- What needs to be done -
Quote the entries word for word. Omit the pictures.

- Entries provided -
※
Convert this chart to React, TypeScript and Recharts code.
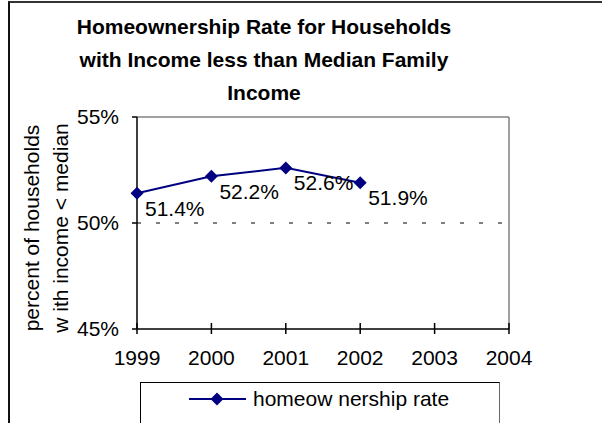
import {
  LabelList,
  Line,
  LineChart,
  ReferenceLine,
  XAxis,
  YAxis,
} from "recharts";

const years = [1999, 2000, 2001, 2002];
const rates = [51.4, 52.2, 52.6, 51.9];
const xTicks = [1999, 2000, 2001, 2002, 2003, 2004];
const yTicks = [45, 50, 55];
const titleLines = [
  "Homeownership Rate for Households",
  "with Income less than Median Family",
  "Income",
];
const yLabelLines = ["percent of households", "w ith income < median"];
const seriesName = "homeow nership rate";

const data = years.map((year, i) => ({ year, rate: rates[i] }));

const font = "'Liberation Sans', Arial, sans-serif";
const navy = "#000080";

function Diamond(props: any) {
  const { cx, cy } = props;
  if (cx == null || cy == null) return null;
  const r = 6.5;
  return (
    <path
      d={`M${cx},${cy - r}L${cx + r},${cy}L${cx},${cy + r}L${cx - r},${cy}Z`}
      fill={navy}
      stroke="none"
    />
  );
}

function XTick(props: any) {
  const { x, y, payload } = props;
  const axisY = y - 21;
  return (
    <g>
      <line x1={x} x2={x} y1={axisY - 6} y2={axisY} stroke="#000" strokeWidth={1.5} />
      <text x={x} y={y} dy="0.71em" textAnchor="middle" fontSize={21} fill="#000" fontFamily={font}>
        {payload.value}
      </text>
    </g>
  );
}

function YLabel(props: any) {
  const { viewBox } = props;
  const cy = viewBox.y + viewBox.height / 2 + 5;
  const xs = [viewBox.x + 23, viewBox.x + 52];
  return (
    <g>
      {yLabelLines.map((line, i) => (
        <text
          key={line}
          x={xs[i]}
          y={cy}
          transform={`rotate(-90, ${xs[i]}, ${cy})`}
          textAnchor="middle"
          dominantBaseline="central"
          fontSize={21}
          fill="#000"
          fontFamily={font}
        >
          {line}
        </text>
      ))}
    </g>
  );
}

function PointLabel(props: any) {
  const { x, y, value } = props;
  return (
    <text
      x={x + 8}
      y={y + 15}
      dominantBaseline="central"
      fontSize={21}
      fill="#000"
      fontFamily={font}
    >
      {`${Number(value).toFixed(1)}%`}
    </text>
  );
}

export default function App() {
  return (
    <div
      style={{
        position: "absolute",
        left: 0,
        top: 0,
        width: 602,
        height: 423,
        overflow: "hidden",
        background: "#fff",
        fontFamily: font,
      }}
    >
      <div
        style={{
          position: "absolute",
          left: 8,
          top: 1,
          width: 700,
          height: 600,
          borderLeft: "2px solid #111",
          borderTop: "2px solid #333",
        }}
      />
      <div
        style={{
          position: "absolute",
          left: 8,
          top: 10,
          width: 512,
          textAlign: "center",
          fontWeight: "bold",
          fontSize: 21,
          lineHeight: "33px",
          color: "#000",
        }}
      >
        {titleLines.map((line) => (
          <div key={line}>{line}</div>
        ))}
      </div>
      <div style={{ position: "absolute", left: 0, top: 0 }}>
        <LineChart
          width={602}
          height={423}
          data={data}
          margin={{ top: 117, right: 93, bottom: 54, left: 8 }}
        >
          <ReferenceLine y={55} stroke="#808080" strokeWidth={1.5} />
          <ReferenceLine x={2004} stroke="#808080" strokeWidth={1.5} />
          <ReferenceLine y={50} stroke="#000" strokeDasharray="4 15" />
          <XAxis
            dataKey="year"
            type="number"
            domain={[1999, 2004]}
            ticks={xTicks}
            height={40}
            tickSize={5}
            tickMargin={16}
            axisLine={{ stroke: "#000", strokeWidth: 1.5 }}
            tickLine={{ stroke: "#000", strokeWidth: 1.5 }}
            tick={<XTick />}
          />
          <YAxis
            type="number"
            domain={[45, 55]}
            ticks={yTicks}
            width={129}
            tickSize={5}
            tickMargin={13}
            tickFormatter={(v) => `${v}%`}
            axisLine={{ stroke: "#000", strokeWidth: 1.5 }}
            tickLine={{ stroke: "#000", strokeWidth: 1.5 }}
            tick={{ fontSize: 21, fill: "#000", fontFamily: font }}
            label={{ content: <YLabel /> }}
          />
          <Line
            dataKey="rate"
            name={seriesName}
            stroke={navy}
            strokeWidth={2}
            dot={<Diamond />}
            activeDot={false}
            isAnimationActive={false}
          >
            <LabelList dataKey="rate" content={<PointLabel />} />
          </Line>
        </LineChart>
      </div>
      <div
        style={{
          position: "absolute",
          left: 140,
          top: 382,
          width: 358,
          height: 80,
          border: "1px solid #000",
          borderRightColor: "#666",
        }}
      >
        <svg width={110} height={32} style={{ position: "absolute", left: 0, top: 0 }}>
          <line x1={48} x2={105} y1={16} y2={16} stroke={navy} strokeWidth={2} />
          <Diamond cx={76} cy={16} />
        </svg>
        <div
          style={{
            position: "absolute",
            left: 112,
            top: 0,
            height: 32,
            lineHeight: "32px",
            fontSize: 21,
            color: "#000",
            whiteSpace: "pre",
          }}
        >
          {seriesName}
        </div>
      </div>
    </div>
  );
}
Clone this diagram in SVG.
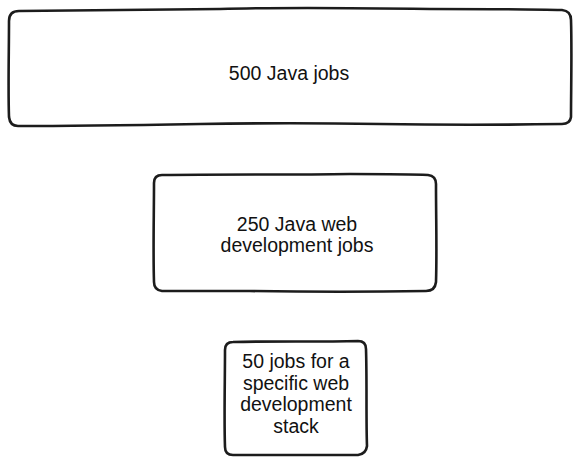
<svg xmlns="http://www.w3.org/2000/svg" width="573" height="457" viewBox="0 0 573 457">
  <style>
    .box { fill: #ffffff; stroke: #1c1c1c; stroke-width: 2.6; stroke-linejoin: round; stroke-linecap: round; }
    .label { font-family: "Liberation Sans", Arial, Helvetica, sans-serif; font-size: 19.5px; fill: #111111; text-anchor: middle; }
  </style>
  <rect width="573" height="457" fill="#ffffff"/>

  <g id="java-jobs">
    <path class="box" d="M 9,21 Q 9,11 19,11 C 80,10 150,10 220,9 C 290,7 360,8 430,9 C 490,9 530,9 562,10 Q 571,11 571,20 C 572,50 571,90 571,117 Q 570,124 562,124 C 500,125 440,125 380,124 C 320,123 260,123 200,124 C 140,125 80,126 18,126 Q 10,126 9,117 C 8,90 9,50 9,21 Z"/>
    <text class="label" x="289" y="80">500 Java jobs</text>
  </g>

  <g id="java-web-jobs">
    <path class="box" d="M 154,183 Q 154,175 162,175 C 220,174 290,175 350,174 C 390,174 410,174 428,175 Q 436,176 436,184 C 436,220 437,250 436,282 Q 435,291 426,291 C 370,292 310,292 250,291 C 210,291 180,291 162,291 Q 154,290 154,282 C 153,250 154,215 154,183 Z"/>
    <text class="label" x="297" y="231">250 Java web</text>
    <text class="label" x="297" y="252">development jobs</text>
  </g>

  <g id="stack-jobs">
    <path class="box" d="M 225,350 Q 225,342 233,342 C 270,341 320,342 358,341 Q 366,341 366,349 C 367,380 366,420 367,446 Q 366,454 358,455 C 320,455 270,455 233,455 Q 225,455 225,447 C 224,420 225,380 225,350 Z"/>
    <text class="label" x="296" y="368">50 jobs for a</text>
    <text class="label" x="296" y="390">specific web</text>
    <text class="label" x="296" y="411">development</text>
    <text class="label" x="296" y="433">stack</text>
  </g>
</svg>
※
- Exercise answer -
Convert this chart to React, TypeScript and Recharts code.
import {
  LabelList,
  Line,
  LineChart,
  ReferenceLine,
  XAxis,
  YAxis,
} from "recharts";

const years = [1999, 2000, 2001, 2002];
const rates = [51.4, 52.2, 52.6, 51.9];
const xTicks = [1999, 2000, 2001, 2002, 2003, 2004];
const yTicks = [45, 50, 55];
const titleLines = [
  "Homeownership Rate for Households",
  "with Income less than Median Family",
  "Income",
];
const yLabelLines = ["percent of households", "w ith income < median"];
const seriesName = "homeow nership rate";

const data = years.map((year, i) => ({ year, rate: rates[i] }));

const font = "'Liberation Sans', Arial, sans-serif";
const navy = "#000080";

function Diamond(props: any) {
  const { cx, cy } = props;
  if (cx == null || cy == null) return null;
  const r = 6.5;
  return (
    <path
      d={`M${cx},${cy - r}L${cx + r},${cy}L${cx},${cy + r}L${cx - r},${cy}Z`}
      fill={navy}
      stroke="none"
    />
  );
}

function XTick(props: any) {
  const { x, y, payload } = props;
  const axisY = y - 21;
  return (
    <g>
      <line x1={x} x2={x} y1={axisY - 6} y2={axisY} stroke="#000" strokeWidth={1.5} />
      <text x={x} y={y} dy="0.71em" textAnchor="middle" fontSize={21} fill="#000" fontFamily={font}>
        {payload.value}
      </text>
    </g>
  );
}

function YLabel(props: any) {
  const { viewBox } = props;
  const cy = viewBox.y + viewBox.height / 2 + 5;
  const xs = [viewBox.x + 23, viewBox.x + 52];
  return (
    <g>
      {yLabelLines.map((line, i) => (
        <text
          key={line}
          x={xs[i]}
          y={cy}
          transform={`rotate(-90, ${xs[i]}, ${cy})`}
          textAnchor="middle"
          dominantBaseline="central"
          fontSize={21}
          fill="#000"
          fontFamily={font}
        >
          {line}
        </text>
      ))}
    </g>
  );
}

function PointLabel(props: any) {
  const { x, y, value } = props;
  return (
    <text
      x={x + 8}
      y={y + 15}
      dominantBaseline="central"
      fontSize={21}
      fill="#000"
      fontFamily={font}
    >
      {`${Number(value).toFixed(1)}%`}
    </text>
  );
}

export default function App() {
  return (
    <div
      style={{
        position: "absolute",
        left: 0,
        top: 0,
        width: 602,
        height: 423,
        overflow: "hidden",
        background: "#fff",
        fontFamily: font,
      }}
    >
      <div
        style={{
          position: "absolute",
          left: 8,
          top: 1,
          width: 700,
          height: 600,
          borderLeft: "2px solid #111",
          borderTop: "2px solid #333",
        }}
      />
      <div
        style={{
          position: "absolute",
          left: 8,
          top: 10,
          width: 512,
          textAlign: "center",
          fontWeight: "bold",
          fontSize: 21,
          lineHeight: "33px",
          color: "#000",
        }}
      >
        {titleLines.map((line) => (
          <div key={line}>{line}</div>
        ))}
      </div>
      <div style={{ position: "absolute", left: 0, top: 0 }}>
        <LineChart
          width={602}
          height={423}
          data={data}
          margin={{ top: 117, right: 93, bottom: 54, left: 8 }}
        >
          <ReferenceLine y={55} stroke="#808080" strokeWidth={1.5} />
          <ReferenceLine x={2004} stroke="#808080" strokeWidth={1.5} />
          <ReferenceLine y={50} stroke="#000" strokeDasharray="4 15" />
          <XAxis
            dataKey="year"
            type="number"
            domain={[1999, 2004]}
            ticks={xTicks}
            height={40}
            tickSize={5}
            tickMargin={16}
            axisLine={{ stroke: "#000", strokeWidth: 1.5 }}
            tickLine={{ stroke: "#000", strokeWidth: 1.5 }}
            tick={<XTick />}
          />
          <YAxis
            type="number"
            domain={[45, 55]}
            ticks={yTicks}
            width={129}
            tickSize={5}
            tickMargin={13}
            tickFormatter={(v) => `${v}%`}
            axisLine={{ stroke: "#000", strokeWidth: 1.5 }}
            tickLine={{ stroke: "#000", strokeWidth: 1.5 }}
            tick={{ fontSize: 21, fill: "#000", fontFamily: font }}
            label={{ content: <YLabel /> }}
          />
          <Line
            dataKey="rate"
            name={seriesName}
            stroke={navy}
            strokeWidth={2}
            dot={<Diamond />}
            activeDot={false}
            isAnimationActive={false}
          >
            <LabelList dataKey="rate" content={<PointLabel />} />
          </Line>
        </LineChart>
      </div>
      <div
        style={{
          position: "absolute",
          left: 140,
          top: 382,
          width: 358,
          height: 80,
          border: "1px solid #000",
          borderRightColor: "#666",
        }}
      >
        <svg width={110} height={32} style={{ position: "absolute", left: 0, top: 0 }}>
          <line x1={48} x2={105} y1={16} y2={16} stroke={navy} strokeWidth={2} />
          <Diamond cx={76} cy={16} />
        </svg>
        <div
          style={{
            position: "absolute",
            left: 112,
            top: 0,
            height: 32,
            lineHeight: "32px",
            fontSize: 21,
            color: "#000",
            whiteSpace: "pre",
          }}
        >
          {seriesName}
        </div>
      </div>
    </div>
  );
}
Clone this diagram in SVG.
<svg xmlns="http://www.w3.org/2000/svg" width="573" height="457" viewBox="0 0 573 457">
  <style>
    .box { fill: #ffffff; stroke: #1c1c1c; stroke-width: 2.6; stroke-linejoin: round; stroke-linecap: round; }
    .label { font-family: "Liberation Sans", Arial, Helvetica, sans-serif; font-size: 19.5px; fill: #111111; text-anchor: middle; }
  </style>
  <rect width="573" height="457" fill="#ffffff"/>

  <g id="java-jobs">
    <path class="box" d="M 9,21 Q 9,11 19,11 C 80,10 150,10 220,9 C 290,7 360,8 430,9 C 490,9 530,9 562,10 Q 571,11 571,20 C 572,50 571,90 571,117 Q 570,124 562,124 C 500,125 440,125 380,124 C 320,123 260,123 200,124 C 140,125 80,126 18,126 Q 10,126 9,117 C 8,90 9,50 9,21 Z"/>
    <text class="label" x="289" y="80">500 Java jobs</text>
  </g>

  <g id="java-web-jobs">
    <path class="box" d="M 154,183 Q 154,175 162,175 C 220,174 290,175 350,174 C 390,174 410,174 428,175 Q 436,176 436,184 C 436,220 437,250 436,282 Q 435,291 426,291 C 370,292 310,292 250,291 C 210,291 180,291 162,291 Q 154,290 154,282 C 153,250 154,215 154,183 Z"/>
    <text class="label" x="297" y="231">250 Java web</text>
    <text class="label" x="297" y="252">development jobs</text>
  </g>

  <g id="stack-jobs">
    <path class="box" d="M 225,350 Q 225,342 233,342 C 270,341 320,342 358,341 Q 366,341 366,349 C 367,380 366,420 367,446 Q 366,454 358,455 C 320,455 270,455 233,455 Q 225,455 225,447 C 224,420 225,380 225,350 Z"/>
    <text class="label" x="296" y="368">50 jobs for a</text>
    <text class="label" x="296" y="390">specific web</text>
    <text class="label" x="296" y="411">development</text>
    <text class="label" x="296" y="433">stack</text>
  </g>
</svg>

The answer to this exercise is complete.